§ **Instructions for the task**
Return the lines below exactly, from the first line to the line that contains "(750,430) -- cycle;". Leave out pictures.

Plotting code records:
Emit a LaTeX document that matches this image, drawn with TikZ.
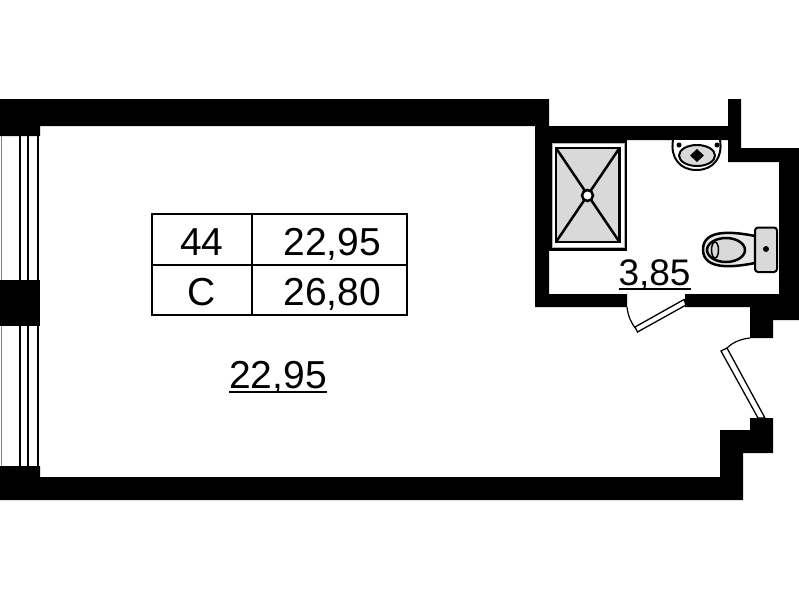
\documentclass[tikz,border=0pt]{standalone}
\usepackage{fontspec}
\setmainfont{Liberation Sans}
\usetikzlibrary{positioning}
\definecolor{fixture}{gray}{0.85}

\begin{document}
\begin{tikzpicture}[x=1pt, y=-1pt, node distance=0pt,
  wall/.style = {fill=black, draw=none},
  cell/.style = {draw, line width=2pt, outer sep=0pt, inner sep=0pt, minimum height=50.5pt, text height=32pt, text depth=0pt, font=\fontsize{39}{39}\selectfont},
  area/.style = {inner sep=0pt, outer sep=0pt, text depth=4pt, anchor=base},
  leaf/.style = {draw, fill=white, line width=1.3pt},
  fitting/.style = {draw, fill=fixture, line width=2pt}]
\useasboundingbox (0,0) rectangle (799,600);
\fill[white] (0,0) rectangle (799,600);

\fill[wall] (0,99) -- (549,99) -- (549,126) -- (728,126) -- (728,99) -- (741,99) -- (741,148) -- (799,148) -- (799,320) -- (773,320) -- (773,338) -- (750,338) -- (750,307) -- (685,307) -- (685,294) -- (779,294) -- (779,162) -- (728,162) -- (728,140) -- (549,140) -- (549,294) -- (627,294) -- (627,307) -- (535,307) -- (535,126) -- (40,126) -- (40,136) -- (0,136) -- cycle;
\fill[wall] (0,280) rectangle (40,326);
\fill[wall] (750,418) -- (773,418) -- (773,453) -- (743,453) -- (743,500) -- (0,500) -- (0,466) -- (40,466) -- (40,477) -- (720,477) -- (720,430) -- (750,430) -- cycle;

% window
\foreach \x/\w in {19.5/2, 27.5/2, 38/1.6} {
  \draw[line width=\w pt] (\x,136) -- (\x,280);
  \draw[line width=\w pt] (\x,326) -- (\x,466);
}
\draw[gray, line width=1pt] (1.5,136) -- (1.5,280);
\draw[gray, line width=1pt] (1.5,326) -- (1.5,466);

% doors
\draw[line width=1.2pt] (627,307) .. controls (628,316) and (631,323) .. (636,329);
\draw[leaf] (684,299.5) -- (635,327) -- (637.5,332) -- (686,305) -- cycle;
\draw[line width=1.2pt] (750,338) .. controls (741,339) and (733,342) .. (727,348);
\draw[leaf] (721,351) -- (727,348) -- (765,418) -- (758,418) -- cycle;

% shower
\fill[wall] (549,140) rectangle (627,251);
\draw[fill=white, draw=gray!60, line width=1pt] (552,143.5) rectangle (624,247);
\draw[fitting, line width=2.5pt] (556,148) rectangle (619.5,242);
\draw[line width=2.5pt] (556,148) -- (619.5,242);
\draw[line width=2.5pt] (619.5,148) -- (556,242);
\node[draw, fill=white, circle, line width=2.5pt, minimum size=11pt, inner sep=0pt] (drain) at (587.5,195.5) {};

% sink
\draw[fill=white, line width=2pt] (673,140) .. controls (670,158) and (680,170) .. (696.5,170) .. controls (713,170) and (723,158) .. (720,140);
\draw[fitting] (697,155.5) ellipse (18pt and 10.5pt);
\fill[wall] (697,149) -- (704,155.5) -- (697,162) -- (690,155.5) -- cycle;
\fill[wall] (679,145) circle (2.5pt);
\fill[wall] (717,145) circle (2.5pt);

% toilet
\draw[fill=fixture!60, line width=2.5pt] (755,236) .. controls (735,232) and (703,228) .. (703,249.5) .. controls (703,271) and (735,267) .. (755,263) -- cycle;
\draw[fitting, line width=2.5pt] (726,250) ellipse (19pt and 12pt);
\draw[line width=1.5pt] (715,250) ellipse (3.5pt and 8pt);
\draw[fitting, rounded corners=3pt] (755,227.5) rectangle (777,272);
\fill[wall] (766,249) circle (3pt);

% table
\node[cell, minimum width=100pt, anchor=north west] (number) at (152,214) {44};
\node[cell, minimum width=155pt, right=of number] (total) {\hspace*{5.5pt}22,95};
\node[cell, minimum width=100pt, below=of number] (letter) {C};
\node[cell, minimum width=155pt, below=of total] (living) {\hspace*{5.5pt}26,80};

% areas
\node[area, font=\fontsize{39}{39}\selectfont] (room) at (278,388) {22,95};
\draw[line width=1.6pt] (room.south west) -- (room.south east);
\node[area, font=\fontsize{37}{37}\selectfont] (bath) at (654.5,285) {3,85};
\draw[line width=1.6pt] (bath.south west) -- (bath.south east);
\end{tikzpicture}
\end{document}
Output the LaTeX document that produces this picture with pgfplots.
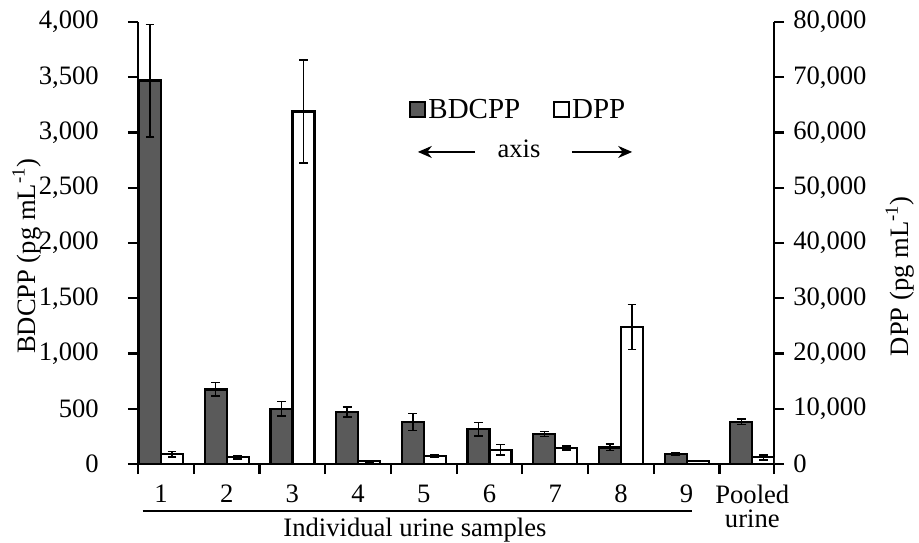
\documentclass[border=0pt]{standalone}
\usepackage{fontspec}
\setmainfont{Liberation Serif}
\usepackage{pgfplots}
\usepackage{pgfplotstable}
\pgfplotsset{compat=1.18}
\usetikzlibrary{arrows.meta}

\definecolor{bardark}{HTML}{5A5A5A}

% sample, value, error
\pgfplotstableread{
x y e
0 3470 510
1 675 60
2 500 65
3 470 45
4 380 75
5 315 60
6 272 22
7 150 30
8 88 10
9 383 25
}\bdcpp

\pgfplotstableread{
x y e
0 1800 500
1 1200 300
2 63800 9300
3 480 100
4 1450 250
5 2600 950
6 2900 350
7 24800 4100
8 520 80
9 1200 450
}\dpp

% half a bar in x units: 5.5pt / (318pt / 9.68)
\def\half{0.1674}

\pgfplotsset{
  twin/.style={
    scale only axis, width=318pt, height=221pt,
    xmin=-0.35, xmax=9.33,
    ymin=0,
    tick align=outside,
    major tick length=5pt,
    every tick/.style={black, line width=1.1pt},
    axis line style={black, line width=1.2pt},
    scaled y ticks=false,
    /pgf/number format/.cd, 1000 sep={,}, assume math mode=true,
  },
  errs/.style={
    error bars/.cd, y dir=both, y explicit,
    error bar style={black, line width=0.7pt},
    error mark options={rotate=90, mark size=2.2pt, line width=0.7pt, black},
  },
}

\begin{document}
\fontsize{13.3}{16}\selectfont
\begin{tikzpicture}
\path[use as bounding box] (-69pt,-39pt) rectangle (390.5pt,232pt);

\begin{axis}[twin,
  axis x line*=bottom, axis y line*=left,
  ymax=4000, ytick={0,500,...,4000},
  yticklabel style={xshift=-10pt},
  xtick={-0.35,0.5,1.5,2.5,3.5,4.5,5.5,6.5,7.5,8.5,9.33},
  xticklabels={},
  extra x ticks={0,1,2,3,4,5,6,7,8,9},
  extra x tick labels={1,2,3,4,5,6,7,8,9,{Pooled\\[-4pt]urine}},
  extra x tick style={major tick length=0pt,
    tick label style={align=center, yshift=-6pt}},
  ylabel={BDCPP (pg mL\textsuperscript{-1})},
  ylabel style={at={(axis description cs:-0.175,0.47)}, anchor=center},
  xlabel={Individual urine samples},
  xlabel style={at={(axis description cs:0.4355,-0.15)}, anchor=center},
  clip=false,
]
\addplot[ybar, bar width=11pt, bar shift=0pt, fill=bardark, draw=black,
  line width=1.1pt, errs]
  table[x expr=\thisrow{x}-\half, y=y, y error=e] {\bdcpp};

% underline below the individual samples
\draw[line width=0.7pt] ([yshift=-23.5pt]axis cs:-0.28,0) -- ([yshift=-23.5pt]axis cs:8.08,0);

% legend and axis hint
\draw[fill=bardark, line width=1.1pt] (axis description cs:0.4395,0.802) ++(-3.8pt,-3.8pt) rectangle ++(7.6pt,7.6pt);
\node[anchor=west, inner sep=0pt, font=\fontsize{14.5}{16}\selectfont] at (axis description cs:0.456,0.802) {BDCPP};
\draw[fill=white, line width=1.1pt] (axis description cs:0.6655,0.802) ++(-3.8pt,-3.8pt) rectangle ++(7.6pt,7.6pt);
\node[anchor=west, inner sep=0pt, font=\fontsize{14.5}{16}\selectfont] at (axis description cs:0.682,0.802) {DPP};
\draw[line width=0.9pt, -{Stealth[length=7pt, width=6pt]}] (axis description cs:0.53,0.706) -- (axis description cs:0.44,0.706);
\node at (axis description cs:0.599,0.712) {axis};
\draw[line width=0.9pt, -{Stealth[length=7pt, width=6pt]}] (axis description cs:0.682,0.706) -- (axis description cs:0.777,0.706);
\end{axis}

\begin{axis}[twin,
  axis x line=none, axis y line*=right,
  ymax=80000, ytick={0,10000,...,80000},
  ylabel={DPP (pg mL\textsuperscript{-1})},
  ylabel style={at={(axis description cs:1.198,0.425)}, anchor=center},
]
\addplot[ybar, bar width=11pt, bar shift=0pt, fill=white, draw=black,
  line width=1.1pt, errs]
  table[x expr=\thisrow{x}+\half, y=y, y error=e] {\dpp};
\end{axis}
\end{tikzpicture}
\end{document}
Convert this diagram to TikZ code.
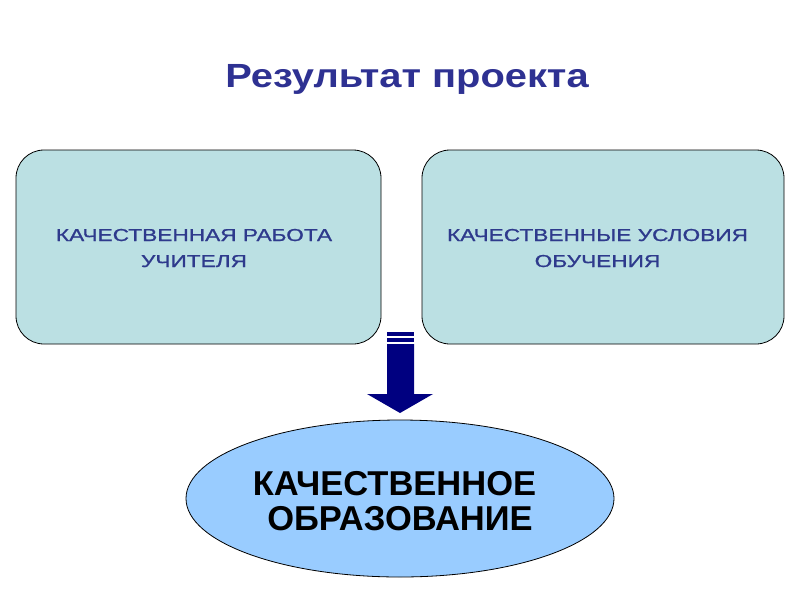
\documentclass[tikz,border=0pt]{standalone}
\usepackage{fontspec}
\setmainfont{Liberation Sans}
\newfontfamily\widetitle[FakeStretch=1.19]{Liberation Sans}
\newfontfamily\widebox[FakeStretch=1.31,FakeBold=1]{Liberation Sans}
\usetikzlibrary{shapes.geometric}
\definecolor{titleblue}{HTML}{2E3192}
\definecolor{boxfill}{HTML}{BBE0E3}
\definecolor{boxtext}{HTML}{2E3A8C}
\definecolor{ellfill}{HTML}{99CCFF}
\definecolor{navy}{HTML}{000080}
\tikzset{
  roundbox/.style={draw=black, line width=0.8pt, fill=boxfill, rounded corners=28pt},
  boxlabel/.style={text=boxtext, font=\widebox\fontsize{17.3}{26}\selectfont, anchor=base, inner sep=0pt},
  elllabel/.style={font=\bfseries\fontsize{34.5}{35}\selectfont, anchor=base, inner sep=0pt},
  arrowpart/.style={fill=navy, draw=none}
}
\begin{document}
\begin{tikzpicture}[x=1pt,y=-1pt]
\useasboundingbox (0,0) rectangle (800,600);
\node[text=titleblue, font=\widetitle\bfseries\fontsize{33.5}{36}\selectfont, anchor=base, inner sep=0pt] (title) at (407,87) {Результат проекта};
\draw[roundbox] (16,150) rectangle (381,344);
\node[boxlabel] (b1a) at (194,241) {КАЧЕСТВЕННАЯ РАБОТА};
\node[boxlabel] (b1b) at (194,267) {УЧИТЕЛЯ};
\draw[roundbox] (422,150) rectangle (784,344);
\node[boxlabel] (b2a) at (597.5,241) {КАЧЕСТВЕННЫЕ УСЛОВИЯ};
\node[boxlabel] (b2b) at (597.5,267) {ОБУЧЕНИЯ};
% arrow
\fill[arrowpart] (387,332) rectangle (414,335.5);
\fill[arrowpart] (387,337.5) rectangle (414,342);
\fill[arrowpart] (387,344) -- (414,344) -- (414,394) -- (433,394) -- (400,413) -- (367,394) -- (387,394) -- cycle;
\node[ellipse, draw=black, line width=0.8pt, fill=ellfill, minimum width=428pt, minimum height=157pt, inner sep=0pt] (ell) at (400,498.5) {};
\node[elllabel] (e1) at (394.5,495) {КАЧЕСТВЕННОЕ};
\node[elllabel] (e2) at (400,530) {ОБРАЗОВАНИЕ};
\end{tikzpicture}
\end{document}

§ **Task response**
Emit a LaTeX document that matches this image, drawn with TikZ.
\documentclass[tikz,border=0pt]{standalone}
\usepackage{fontspec}
\setmainfont{Liberation Sans}
\usetikzlibrary{positioning}
\definecolor{fixture}{gray}{0.85}

\begin{document}
\begin{tikzpicture}[x=1pt, y=-1pt, node distance=0pt,
  wall/.style = {fill=black, draw=none},
  cell/.style = {draw, line width=2pt, outer sep=0pt, inner sep=0pt, minimum height=50.5pt, text height=32pt, text depth=0pt, font=\fontsize{39}{39}\selectfont},
  area/.style = {inner sep=0pt, outer sep=0pt, text depth=4pt, anchor=base},
  leaf/.style = {draw, fill=white, line width=1.3pt},
  fitting/.style = {draw, fill=fixture, line width=2pt}]
\useasboundingbox (0,0) rectangle (799,600);
\fill[white] (0,0) rectangle (799,600);

\fill[wall] (0,99) -- (549,99) -- (549,126) -- (728,126) -- (728,99) -- (741,99) -- (741,148) -- (799,148) -- (799,320) -- (773,320) -- (773,338) -- (750,338) -- (750,307) -- (685,307) -- (685,294) -- (779,294) -- (779,162) -- (728,162) -- (728,140) -- (549,140) -- (549,294) -- (627,294) -- (627,307) -- (535,307) -- (535,126) -- (40,126) -- (40,136) -- (0,136) -- cycle;
\fill[wall] (0,280) rectangle (40,326);
\fill[wall] (750,418) -- (773,418) -- (773,453) -- (743,453) -- (743,500) -- (0,500) -- (0,466) -- (40,466) -- (40,477) -- (720,477) -- (720,430) -- (750,430) -- cycle;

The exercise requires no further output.